Yeah so, earlier today on NPR, Diane Rehm interviewed author Peggy Orenstein about her new book, Cinderella Ate My Daughter: Dispatches from the Front Lines of the New Girlie-Girl Culture.
When I heard the title, I almost ran my car off the road.
I can’t say anything about the book because I haven’t read it; what intrigued me was the discussion they had about some of the negative effects of the “hyper-feminine, commercialized world of young girls,” (New York Times). It sort of validated every suspicion I’ve ever had.
A lot of parents called in to talk about how they were hesitant to encourage what I’ll call “overly princessy” behavior in their little girls. One mom even said she refused to let her 8-year-old attend a spa/makeover-themed birthday party.
Stating the obvious:
- Girls can be pressured to grow up too quickly.
- There are not many options out there for little girls who don’t want to wear pink.
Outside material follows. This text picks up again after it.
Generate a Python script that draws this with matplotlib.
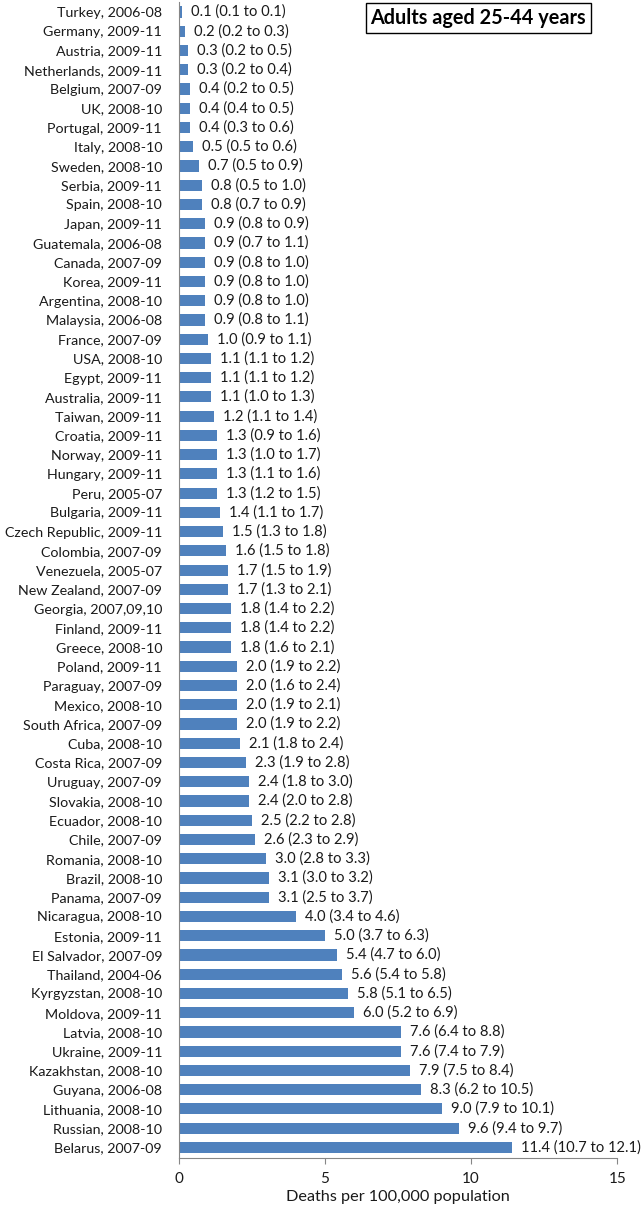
import matplotlib.pyplot as plt

plt.rcParams["font.family"] = ["Lato", "DejaVu Sans"]

countries = [
    "Turkey, 2006-08", "Germany, 2009-11", "Austria, 2009-11", "Netherlands, 2009-11",
    "Belgium, 2007-09", "UK, 2008-10", "Portugal, 2009-11", "Italy, 2008-10",
    "Sweden, 2008-10", "Serbia, 2009-11", "Spain, 2008-10", "Japan, 2009-11",
    "Guatemala, 2006-08", "Canada, 2007-09", "Korea, 2009-11", "Argentina, 2008-10",
    "Malaysia, 2006-08", "France, 2007-09", "USA, 2008-10", "Egypt, 2009-11",
    "Australia, 2009-11", "Taiwan, 2009-11", "Croatia, 2009-11", "Norway, 2009-11",
    "Hungary, 2009-11", "Peru, 2005-07", "Bulgaria, 2009-11", "Czech Republic, 2009-11",
    "Colombia, 2007-09", "Venezuela, 2005-07", "New Zealand, 2007-09", "Georgia, 2007,09,10",
    "Finland, 2009-11", "Greece, 2008-10", "Poland, 2009-11", "Paraguay, 2007-09",
    "Mexico, 2008-10", "South Africa, 2007-09", "Cuba, 2008-10", "Costa Rica, 2007-09",
    "Uruguay, 2007-09", "Slovakia, 2008-10", "Ecuador, 2008-10", "Chile, 2007-09",
    "Romania, 2008-10", "Brazil, 2008-10", "Panama, 2007-09", "Nicaragua, 2008-10",
    "Estonia, 2009-11", "El Salvador, 2007-09", "Thailand, 2004-06", "Kyrgyzstan, 2008-10",
    "Moldova, 2009-11", "Latvia, 2008-10", "Ukraine, 2009-11", "Kazakhstan, 2008-10",
    "Guyana, 2006-08", "Lithuania, 2008-10", "Russian, 2008-10", "Belarus, 2007-09",
]

rates = [
    0.1, 0.2, 0.3, 0.3, 0.4, 0.4, 0.4, 0.5, 0.7, 0.8,
    0.8, 0.9, 0.9, 0.9, 0.9, 0.9, 0.9, 1.0, 1.1, 1.1,
    1.1, 1.2, 1.3, 1.3, 1.3, 1.3, 1.4, 1.5, 1.6, 1.7,
    1.7, 1.8, 1.8, 1.8, 2.0, 2.0, 2.0, 2.0, 2.1, 2.3,
    2.4, 2.4, 2.5, 2.6, 3.0, 3.1, 3.1, 4.0, 5.0, 5.4,
    5.6, 5.8, 6.0, 7.6, 7.6, 7.9, 8.3, 9.0, 9.6, 11.4,
]

ci_low = [
    0.1, 0.2, 0.2, 0.2, 0.2, 0.4, 0.3, 0.5, 0.5, 0.5,
    0.7, 0.8, 0.7, 0.8, 0.8, 0.8, 0.8, 0.9, 1.1, 1.1,
    1.0, 1.1, 0.9, 1.0, 1.1, 1.2, 1.1, 1.3, 1.5, 1.5,
    1.3, 1.4, 1.4, 1.6, 1.9, 1.6, 1.9, 1.9, 1.8, 1.9,
    1.8, 2.0, 2.2, 2.3, 2.8, 3.0, 2.5, 3.4, 3.7, 4.7,
    5.4, 5.1, 5.2, 6.4, 7.4, 7.5, 6.2, 7.9, 9.4, 10.7,
]

ci_high = [
    0.1, 0.3, 0.5, 0.4, 0.5, 0.5, 0.6, 0.6, 0.9, 1.0,
    0.9, 0.9, 1.1, 1.0, 1.0, 1.0, 1.1, 1.1, 1.2, 1.2,
    1.3, 1.4, 1.6, 1.7, 1.6, 1.5, 1.7, 1.8, 1.8, 1.9,
    2.1, 2.2, 2.2, 2.1, 2.2, 2.4, 2.1, 2.2, 2.4, 2.8,
    3.0, 2.8, 2.8, 2.9, 3.3, 3.2, 3.7, 4.6, 6.3, 6.0,
    5.8, 6.5, 6.9, 8.8, 7.9, 8.4, 10.5, 10.1, 9.7, 12.1,
]

x_ticks = [0, 5, 10, 15]

BAR_COLOR = "#4f81bd"
TEXT_COLOR = "#1a1a1a"
AXIS_COLOR = "#868686"

fig = plt.figure(figsize=(6.43, 12.10), dpi=100)
ax = fig.add_axes([0.278, 0.043, 0.682, 0.955])

positions = list(range(len(countries)))
ax.barh(positions, rates, height=0.58, color=BAR_COLOR)

# 数值标签：点估计 + 置信区间
for pos, rate, low, high in zip(positions, rates, ci_low, ci_high):
    ax.annotate(
        f"{rate:.1f} ({low:.1f} to {high:.1f})",
        xy=(rate, pos),
        xytext=(6.5, 0),
        textcoords="offset points",
        ha="left",
        va="center",
        fontsize=10.6,
        color=TEXT_COLOR,
    )

ax.set_yticks(positions)
ax.set_yticklabels(countries, fontsize=10.3, color=TEXT_COLOR)
ax.set_ylim(len(countries) - 0.45, -0.5)
ax.tick_params(axis="y", length=0, pad=12)

ax.set_xlim(0, 15)
ax.set_xticks(x_ticks)
ax.tick_params(axis="x", length=4, direction="out", labelsize=11, colors=AXIS_COLOR,
               labelcolor=TEXT_COLOR, pad=6)
ax.set_xlabel("Deaths per 100,000 population", fontsize=11.7, color=TEXT_COLOR, labelpad=3)

for side in ("top", "right"):
    ax.spines[side].set_visible(False)
ax.spines["left"].set_color(AXIS_COLOR)
ax.spines["bottom"].set_color(AXIS_COLOR)

fig.text(
    0.744, 0.9855, "Adults aged 25-44 years",
    ha="center", va="center", fontsize=14.3, fontweight="bold", color="black",
    bbox={"boxstyle": "square,pad=0.25", "facecolor": "white", "edgecolor": "black", "linewidth": 1},
)

fig.savefig("out.png", dpi=100)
The author noted there are currently 26,000 Disney Princess items on the market; in 2009, Princess products generated sales of $4 billion.
- All pink, all princess, all the time, can alienate girls from boys their age, and girls who have no interaction with boys when they are very young are more likely to have unhealthy relationships with men as adults (so the author stated).
- The whole princess/pink thing is a marketing tool and should not be taken seriously by anyone.
Before you go all I-am-a-princess-and-there’s-nothing-wrong-with-that on me, I am not bashing any little girl who wants to wear pink and be a princess; I’m just saying there needs to be a balance. As Orenstein said, it’s not one thing or another, but the cumulative effects one should be mindful of.
Was I ever a princess for Halloween? Sure. Was I also a car-wreck victim? You betcha. Did I play with dolls? Yes I did. Did I also play “My Little Pony Burn Unit” with the neighbor boy? Hell yeah.
I also think – and this is just my opinion, not something from the show – that the princess mentality contributes to the misconception that every story has a happy ending. I think it also creates a false sense of entitlement and an attitude of “me, me, me.”
My advice? Take that Barbie doll and set it on fire.
Somewhat related: I encourage you all to read Carl Hiaasen’s Team Rodent: How Disney Devours the World; about the relentless success of the Disney machine to gobble up real estate and natural resources, control the press and manipulate local government.